Material
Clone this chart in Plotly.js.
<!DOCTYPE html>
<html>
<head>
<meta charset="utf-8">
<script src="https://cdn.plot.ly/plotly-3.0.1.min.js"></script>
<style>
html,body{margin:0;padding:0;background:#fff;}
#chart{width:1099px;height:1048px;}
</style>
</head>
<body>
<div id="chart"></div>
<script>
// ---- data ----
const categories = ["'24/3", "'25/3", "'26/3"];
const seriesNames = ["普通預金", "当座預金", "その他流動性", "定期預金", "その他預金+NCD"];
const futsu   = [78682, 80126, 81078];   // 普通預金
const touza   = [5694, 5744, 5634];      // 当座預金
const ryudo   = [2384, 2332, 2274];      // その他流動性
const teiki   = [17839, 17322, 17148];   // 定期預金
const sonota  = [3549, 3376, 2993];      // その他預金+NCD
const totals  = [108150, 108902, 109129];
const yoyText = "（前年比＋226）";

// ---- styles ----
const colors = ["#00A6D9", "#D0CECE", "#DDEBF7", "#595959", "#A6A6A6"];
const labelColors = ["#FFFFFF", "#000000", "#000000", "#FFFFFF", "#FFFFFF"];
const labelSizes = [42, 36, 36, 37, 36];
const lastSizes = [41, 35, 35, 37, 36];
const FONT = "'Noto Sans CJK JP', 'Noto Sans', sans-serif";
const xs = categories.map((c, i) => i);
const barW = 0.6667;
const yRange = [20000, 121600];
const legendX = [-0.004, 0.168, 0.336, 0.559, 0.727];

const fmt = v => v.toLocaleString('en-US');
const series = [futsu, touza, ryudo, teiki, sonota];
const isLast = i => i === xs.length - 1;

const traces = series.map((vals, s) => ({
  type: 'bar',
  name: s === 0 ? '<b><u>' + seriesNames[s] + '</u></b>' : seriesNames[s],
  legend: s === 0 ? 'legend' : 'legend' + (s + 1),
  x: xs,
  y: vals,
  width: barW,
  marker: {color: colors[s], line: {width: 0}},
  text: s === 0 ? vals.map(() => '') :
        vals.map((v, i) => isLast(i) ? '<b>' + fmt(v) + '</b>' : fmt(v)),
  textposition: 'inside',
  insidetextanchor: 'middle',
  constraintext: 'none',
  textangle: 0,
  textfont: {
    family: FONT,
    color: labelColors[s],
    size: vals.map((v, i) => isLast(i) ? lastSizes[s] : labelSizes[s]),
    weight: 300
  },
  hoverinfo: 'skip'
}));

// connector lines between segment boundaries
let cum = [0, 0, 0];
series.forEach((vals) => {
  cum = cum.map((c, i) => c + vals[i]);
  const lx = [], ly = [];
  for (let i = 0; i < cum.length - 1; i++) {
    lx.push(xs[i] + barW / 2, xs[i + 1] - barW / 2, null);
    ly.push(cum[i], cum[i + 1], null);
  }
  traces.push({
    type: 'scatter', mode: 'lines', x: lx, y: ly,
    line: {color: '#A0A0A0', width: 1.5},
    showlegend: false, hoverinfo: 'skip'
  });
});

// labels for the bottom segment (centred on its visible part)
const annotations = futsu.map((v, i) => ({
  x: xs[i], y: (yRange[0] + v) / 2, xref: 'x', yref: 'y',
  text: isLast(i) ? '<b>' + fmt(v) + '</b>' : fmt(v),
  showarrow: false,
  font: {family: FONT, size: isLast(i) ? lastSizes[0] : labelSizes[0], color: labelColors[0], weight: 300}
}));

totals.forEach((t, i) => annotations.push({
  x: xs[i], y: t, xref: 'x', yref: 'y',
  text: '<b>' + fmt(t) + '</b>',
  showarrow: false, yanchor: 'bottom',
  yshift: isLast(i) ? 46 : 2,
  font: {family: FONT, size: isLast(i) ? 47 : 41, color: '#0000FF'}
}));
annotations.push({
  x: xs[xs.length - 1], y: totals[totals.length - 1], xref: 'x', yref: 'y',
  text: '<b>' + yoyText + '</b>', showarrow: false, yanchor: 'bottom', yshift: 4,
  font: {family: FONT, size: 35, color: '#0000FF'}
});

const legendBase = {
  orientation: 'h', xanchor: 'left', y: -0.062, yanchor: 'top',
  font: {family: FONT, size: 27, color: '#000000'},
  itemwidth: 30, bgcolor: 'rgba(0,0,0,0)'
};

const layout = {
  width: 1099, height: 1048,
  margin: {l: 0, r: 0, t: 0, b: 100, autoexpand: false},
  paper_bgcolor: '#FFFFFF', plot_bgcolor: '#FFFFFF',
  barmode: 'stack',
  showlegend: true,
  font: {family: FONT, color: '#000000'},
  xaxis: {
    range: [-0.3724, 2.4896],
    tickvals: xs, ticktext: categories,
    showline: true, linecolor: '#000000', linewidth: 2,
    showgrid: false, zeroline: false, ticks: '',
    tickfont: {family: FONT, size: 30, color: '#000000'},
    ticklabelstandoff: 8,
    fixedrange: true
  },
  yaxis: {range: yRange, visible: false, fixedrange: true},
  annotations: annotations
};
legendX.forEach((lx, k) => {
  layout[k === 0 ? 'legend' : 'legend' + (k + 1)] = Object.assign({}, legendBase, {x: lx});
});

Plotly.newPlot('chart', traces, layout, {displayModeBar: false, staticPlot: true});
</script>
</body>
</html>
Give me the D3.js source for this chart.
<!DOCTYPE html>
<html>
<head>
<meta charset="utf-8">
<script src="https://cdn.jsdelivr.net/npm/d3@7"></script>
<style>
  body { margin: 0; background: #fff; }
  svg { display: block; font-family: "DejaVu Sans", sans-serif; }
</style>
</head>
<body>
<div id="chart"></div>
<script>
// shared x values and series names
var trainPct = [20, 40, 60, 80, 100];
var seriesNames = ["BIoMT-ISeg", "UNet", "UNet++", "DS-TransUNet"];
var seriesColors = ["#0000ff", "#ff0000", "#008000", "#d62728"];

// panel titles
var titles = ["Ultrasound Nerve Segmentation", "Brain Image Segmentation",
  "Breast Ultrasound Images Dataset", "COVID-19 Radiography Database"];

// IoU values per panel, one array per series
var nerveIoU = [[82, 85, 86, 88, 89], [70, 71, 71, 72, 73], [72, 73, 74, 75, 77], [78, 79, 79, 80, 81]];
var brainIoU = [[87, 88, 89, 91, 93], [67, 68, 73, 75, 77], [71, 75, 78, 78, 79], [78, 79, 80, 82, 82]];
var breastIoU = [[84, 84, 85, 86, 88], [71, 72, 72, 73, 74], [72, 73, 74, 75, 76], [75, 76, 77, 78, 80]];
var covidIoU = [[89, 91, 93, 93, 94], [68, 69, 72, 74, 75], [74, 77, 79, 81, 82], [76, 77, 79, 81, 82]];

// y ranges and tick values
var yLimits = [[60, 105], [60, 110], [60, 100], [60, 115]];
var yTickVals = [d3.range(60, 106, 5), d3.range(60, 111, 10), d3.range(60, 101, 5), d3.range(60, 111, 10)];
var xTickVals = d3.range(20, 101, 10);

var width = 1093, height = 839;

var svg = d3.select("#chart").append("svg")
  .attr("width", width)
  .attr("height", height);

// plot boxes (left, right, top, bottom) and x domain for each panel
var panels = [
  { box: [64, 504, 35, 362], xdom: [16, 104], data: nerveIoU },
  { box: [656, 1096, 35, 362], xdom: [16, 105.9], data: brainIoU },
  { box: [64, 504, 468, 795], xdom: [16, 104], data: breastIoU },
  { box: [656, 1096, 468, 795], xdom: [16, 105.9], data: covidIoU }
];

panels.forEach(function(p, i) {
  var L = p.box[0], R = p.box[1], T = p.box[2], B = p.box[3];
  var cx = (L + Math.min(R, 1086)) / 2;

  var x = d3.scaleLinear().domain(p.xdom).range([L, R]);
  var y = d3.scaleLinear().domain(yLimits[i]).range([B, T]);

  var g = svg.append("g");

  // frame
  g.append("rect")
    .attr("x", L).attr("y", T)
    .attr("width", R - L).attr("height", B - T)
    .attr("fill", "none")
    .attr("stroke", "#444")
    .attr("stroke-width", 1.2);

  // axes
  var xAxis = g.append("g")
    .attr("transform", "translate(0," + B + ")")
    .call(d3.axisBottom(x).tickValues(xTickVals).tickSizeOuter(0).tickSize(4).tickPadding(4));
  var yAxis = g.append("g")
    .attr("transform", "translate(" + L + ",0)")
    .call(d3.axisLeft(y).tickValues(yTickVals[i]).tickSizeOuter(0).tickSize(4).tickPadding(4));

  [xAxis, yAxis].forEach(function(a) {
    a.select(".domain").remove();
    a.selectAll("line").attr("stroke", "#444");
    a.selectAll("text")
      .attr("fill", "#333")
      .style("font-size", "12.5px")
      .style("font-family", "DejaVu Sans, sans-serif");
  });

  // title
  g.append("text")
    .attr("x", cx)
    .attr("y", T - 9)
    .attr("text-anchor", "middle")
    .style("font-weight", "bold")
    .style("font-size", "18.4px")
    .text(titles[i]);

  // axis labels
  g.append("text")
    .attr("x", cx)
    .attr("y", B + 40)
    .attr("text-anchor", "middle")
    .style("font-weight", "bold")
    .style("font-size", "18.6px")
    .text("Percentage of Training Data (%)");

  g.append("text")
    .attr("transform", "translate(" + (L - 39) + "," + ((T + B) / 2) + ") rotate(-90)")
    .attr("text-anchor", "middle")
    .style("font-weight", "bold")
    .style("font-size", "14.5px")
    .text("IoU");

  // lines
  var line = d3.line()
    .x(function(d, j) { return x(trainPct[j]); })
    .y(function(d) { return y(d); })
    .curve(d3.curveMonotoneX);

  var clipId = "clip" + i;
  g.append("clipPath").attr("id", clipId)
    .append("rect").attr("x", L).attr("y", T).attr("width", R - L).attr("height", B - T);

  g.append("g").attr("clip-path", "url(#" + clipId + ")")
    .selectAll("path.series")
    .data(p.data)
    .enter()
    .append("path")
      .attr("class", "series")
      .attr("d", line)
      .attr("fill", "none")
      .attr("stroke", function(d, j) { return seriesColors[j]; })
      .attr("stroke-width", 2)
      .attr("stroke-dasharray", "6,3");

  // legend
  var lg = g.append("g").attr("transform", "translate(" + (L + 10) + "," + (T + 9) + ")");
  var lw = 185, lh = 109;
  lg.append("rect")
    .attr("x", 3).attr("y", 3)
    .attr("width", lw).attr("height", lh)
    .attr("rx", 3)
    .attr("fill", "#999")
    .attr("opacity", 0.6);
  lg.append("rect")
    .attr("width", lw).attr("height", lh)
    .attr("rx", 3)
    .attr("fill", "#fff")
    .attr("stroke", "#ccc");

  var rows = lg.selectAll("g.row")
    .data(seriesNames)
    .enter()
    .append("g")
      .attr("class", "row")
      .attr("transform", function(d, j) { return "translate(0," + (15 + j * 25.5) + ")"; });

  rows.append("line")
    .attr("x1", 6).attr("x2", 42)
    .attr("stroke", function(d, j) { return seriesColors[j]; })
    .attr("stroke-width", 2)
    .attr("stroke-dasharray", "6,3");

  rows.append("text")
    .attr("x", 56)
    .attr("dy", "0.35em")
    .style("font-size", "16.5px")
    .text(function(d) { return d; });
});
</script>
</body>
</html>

Given instruction
Check each line above for the word "chart" and say how many have it, with nothing else.

Result of this exercise
7